Some people find cleaning relaxing.

Some use it to unwind.

Some take pride in maintaining their homes.

There’s nothing wrong with that.

And if you live alone in a small flat and don’t spend much time there, you may not need a regular cleaner at all.

You might be perfectly happy doing it yourself and booking occasional help when needed.

What Happens When People Try Professional Cleaning?

One interesting pattern we’ve noticed is how many recurring clients started as one-off clients.

Initially, they just wanted to test it.

They weren’t sure if it would be worth the money.

Then they saw the results.

They realised how much time it saved.

They experienced the relief of coming home to a clean space.

And many of them never went back.

Not because they suddenly became incapable of cleaning.

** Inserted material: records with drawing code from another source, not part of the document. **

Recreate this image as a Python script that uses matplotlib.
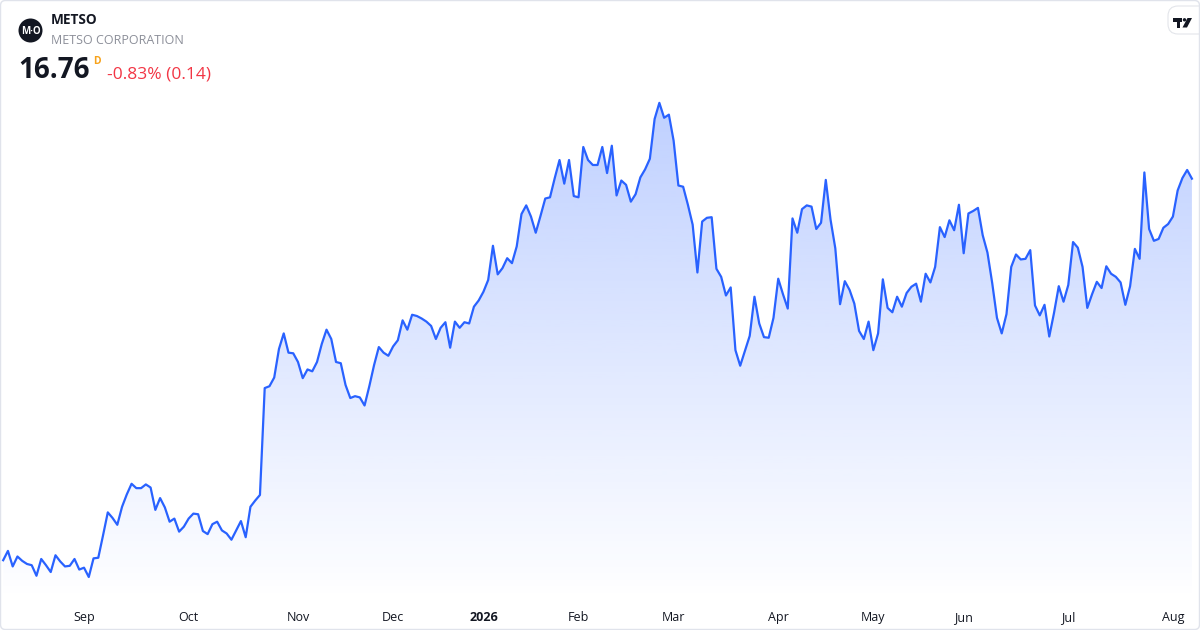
import numpy as np
import matplotlib.pyplot as plt
from matplotlib.patches import Circle, FancyBboxPatch, Polygon
from matplotlib.transforms import blended_transform_factory

plt.rcParams['font.family'] = ['Open Sans', 'DejaVu Sans']

# daily closes, Aug 2025 - Aug 2026
close = [
    10.62, 10.77, 10.52, 10.68, 10.61, 10.56, 10.54, 10.37, 10.64, 10.54,
    10.43, 10.70, 10.60, 10.52, 10.53, 10.64, 10.47, 10.50, 10.35, 10.65,
    10.66, 11.02, 11.39, 11.30, 11.19, 11.48, 11.68, 11.85, 11.78, 11.78,
    11.84, 11.79, 11.43, 11.62, 11.47, 11.24, 11.29, 11.08, 11.16, 11.29,
    11.37, 11.36, 11.09, 11.04, 11.20, 11.24, 11.10, 11.05, 10.95, 11.10,
    11.25, 10.99, 11.48, 11.58, 11.67, 13.39, 13.42, 13.56, 14.02, 14.27,
    13.96, 13.95, 13.81, 13.55, 13.69, 13.66, 13.81, 14.10, 14.33, 14.18,
    13.81, 13.79, 13.44, 13.23, 13.26, 13.24, 13.11, 13.42, 13.76, 14.05,
    13.96, 13.91, 14.06, 14.16, 14.48, 14.33, 14.57, 14.55, 14.51, 14.46,
    14.39, 14.18, 14.36, 14.45, 14.04, 14.46, 14.36, 14.45, 14.43, 14.70,
    14.80, 14.94, 15.13, 15.68, 15.22, 15.32, 15.48, 15.40, 15.67, 16.19,
    16.33, 16.15, 15.89, 16.16, 16.44, 16.46, 16.77, 17.06, 16.68, 17.06,
    16.48, 16.46, 17.27, 17.06, 16.98, 16.98, 17.27, 16.85, 17.29, 16.49,
    16.73, 16.66, 16.39, 16.51, 16.78, 16.91, 17.08, 17.72, 17.98, 17.74,
    17.79, 17.37, 16.65, 16.63, 16.34, 16.02, 15.25, 16.07, 16.13, 16.14,
    15.31, 15.18, 14.88, 15.01, 14.00, 13.75, 13.99, 14.23, 14.86, 14.43,
    14.21, 14.20, 14.52, 15.15, 14.90, 14.67, 16.12, 15.89, 16.27, 16.33,
    16.31, 15.95, 16.05, 16.74, 16.10, 15.64, 14.74, 15.11, 14.97, 14.75,
    14.31, 14.18, 14.46, 14.00, 14.27, 15.14, 14.68, 14.61, 14.86, 14.70,
    14.92, 15.02, 15.07, 14.78, 15.23, 15.09, 15.34, 15.98, 15.82, 16.09,
    15.93, 16.34, 15.56, 16.20, 16.24, 16.29, 15.85, 15.57, 15.08, 14.52,
    14.27, 14.58, 15.34, 15.54, 15.46, 15.47, 15.61, 14.72, 14.56, 14.73,
    14.22, 14.60, 15.03, 14.78, 15.05, 15.74, 15.65, 15.34, 14.68, 14.90,
    15.10, 15.00, 15.35, 15.23, 15.18, 15.09, 14.73, 15.03, 15.63, 15.47,
    16.86, 15.95, 15.76, 15.79, 15.97, 16.03, 16.15, 16.57, 16.77, 16.90,
    16.76,
]

# first trading day of each month (index into close)
tick_idx = [17, 39, 62, 82, 101, 121, 141, 163, 183, 202, 224, 246]
tick_labels = ['Sep', 'Oct', 'Nov', 'Dec', '2026', 'Feb', 'Mar', 'Apr',
               'May', 'Jun', 'Jul', 'Aug']

symbol = 'METSO'
company = 'METSO CORPORATION'
last_price = '16.76'
change_text = '-0.83% (0.14)'

W, H = 1200, 630
fig = plt.figure(figsize=(12, 6.3), dpi=100)
fig.patch.set_facecolor('white')


def px(x, y):
    return x / W, 1 - y / H


def dpx(pts):
    # pixel coords (from top-left) -> inches for dpi_scale_trans
    return [(a / 100, (H - b) / 100) for a, b in pts]


ax = fig.add_axes([0, 30 / H, 1, 600 / H])
ax.set_axis_off()

x = np.arange(len(close))
y = np.array(close)
ymin, ymax = 9.98, 19.635
ax.set_xlim(-0.67, 251.7)
ax.set_ylim(ymin, ymax)

line_col = '#2962ff'

# gradient fill under the line
poly = ax.fill_between(x, y, ymin, color='none', lw=0)
nrow = 300
grad = np.zeros((nrow, 1, 4))
grad[..., 0] = 41 / 255
grad[..., 1] = 98 / 255
grad[..., 2] = 1.0
grad[:, 0, 3] = np.linspace(0.0, 0.3, nrow)
img = ax.imshow(grad, extent=[x[0], x[-1], ymin, y.max()], aspect='auto',
                origin='lower', interpolation='bilinear', zorder=1)
img.set_clip_path(poly.get_paths()[0], transform=ax.transData)

ax.plot(x, y, color=line_col, lw=1.6, solid_joinstyle='round', zorder=2)

# month labels
trans = blended_transform_factory(ax.transData, fig.transFigure)
for i, lab in zip(tick_idx, tick_labels):
    fig.text(i, 1 - 617.5 / H, lab, transform=trans, ha='center', va='center',
             fontsize=9, color='#131722',
             fontweight='bold' if lab == '2026' else 'normal')

# header
fig.patches.append(Circle((30.5 / 100, (H - 30.5) / 100), 12 / 100,
                          transform=fig.dpi_scale_trans,
                          facecolor='#131722', edgecolor='none'))
fig.text(*px(30.5, 31), 'M·O', ha='center', va='center', fontsize=7,
         color='white', fontweight='bold')

fig.text(*px(51, 20), symbol, ha='left', va='center', fontsize=9.8,
         fontweight='bold', color='#131722')
fig.text(*px(51, 40.5), company, ha='left', va='center', fontsize=9,
         color='#8c8f99')
fig.text(*px(18.5, 71), last_price, ha='left', va='center', fontsize=20,
         fontweight='bold', color='#131722')
fig.text(*px(97, 61), 'D', ha='center', va='center', fontsize=7.5,
         fontweight='bold', color='#f7a21b')
fig.text(*px(107, 74.5), change_text, ha='left', va='center', fontsize=12.5,
         color='#f23645')

# TradingView badge, top right
fig.patches.append(FancyBboxPatch((1168 / 100, (H - 34) / 100), 42 / 100, 28 / 100,
                                  boxstyle='round,pad=0,rounding_size=0.1',
                                  transform=fig.dpi_scale_trans, facecolor='white',
                                  edgecolor='#e3e5ea', lw=0.8))
fig.patches.append(Polygon(dpx([(1173, 18), (1182, 18), (1182, 21.5), (1180, 21.5),
                                (1180, 27.5), (1176.5, 27.5), (1176.5, 21.5), (1173, 21.5)]),
                           closed=True, transform=fig.dpi_scale_trans,
                           facecolor='#131722', edgecolor='none'))
fig.patches.append(Circle((1184.5 / 100, (H - 19.8) / 100), 1.7 / 100,
                          transform=fig.dpi_scale_trans, facecolor='#131722',
                          edgecolor='none'))
fig.patches.append(Polygon(dpx([(1187.5, 18), (1192, 18), (1187, 27.5), (1182.5, 27.5)]),
                           closed=True, transform=fig.dpi_scale_trans,
                           facecolor='#131722', edgecolor='none'))

# outer frame
fig.patches.append(FancyBboxPatch((0.5 / 100, 0.5 / 100), 11.99, 6.29,
                                  boxstyle='round,pad=0,rounding_size=0.05',
                                  transform=fig.dpi_scale_trans, facecolor='none',
                                  edgecolor='#e0e3eb', lw=1))

fig.savefig('out.png', dpi=100)
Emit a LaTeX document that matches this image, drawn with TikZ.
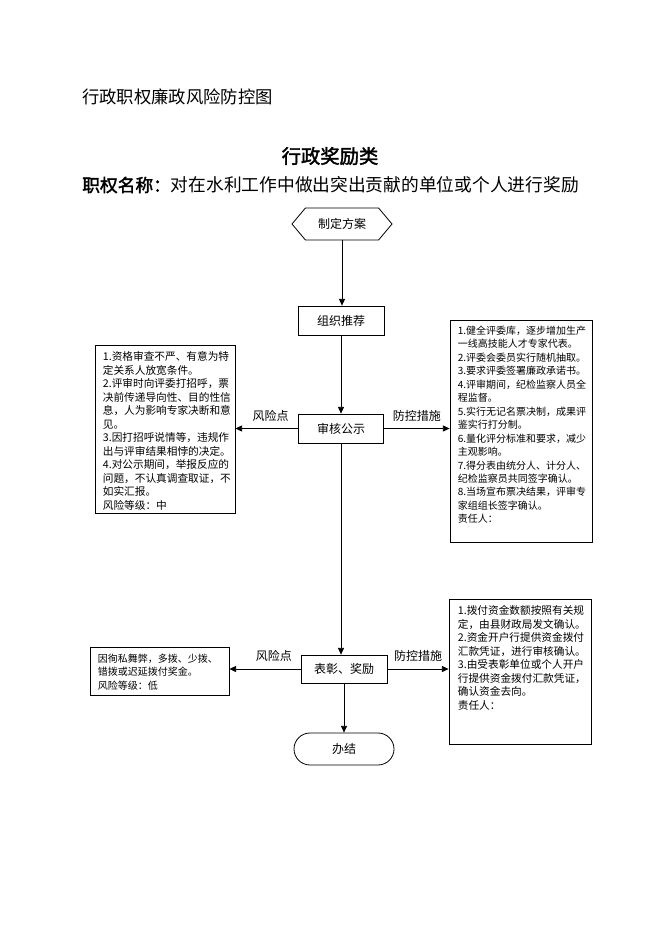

But because they realised they didn’t need to spend their own time doing it anymore.

So Which Is Better?

The answer depends entirely on your circumstances.

If money is tight, cleaning yourself makes perfect sense.

If you enjoy cleaning, cleaning yourself makes perfect sense.

But if you can comfortably afford professional cleaning, the benefits are hard to ignore.

You get:

  • More free time
  • Less stress
  • A consistently clean home
  • Fewer chores on weekends
  • More time for family and hobbies

For many busy households, that’s a trade worth making.

Final Verdict

Should you hire a cleaner or keep doing it yourself?

If you can comfortably afford a cleaner, hire one.

Cleaning is necessary.

But spending your weekends cleaning isn’t.

There are very few purchases that genuinely buy your time back.

Professional cleaning is one of them.

And for most busy professionals and families, that’s exactly why it’s worth it.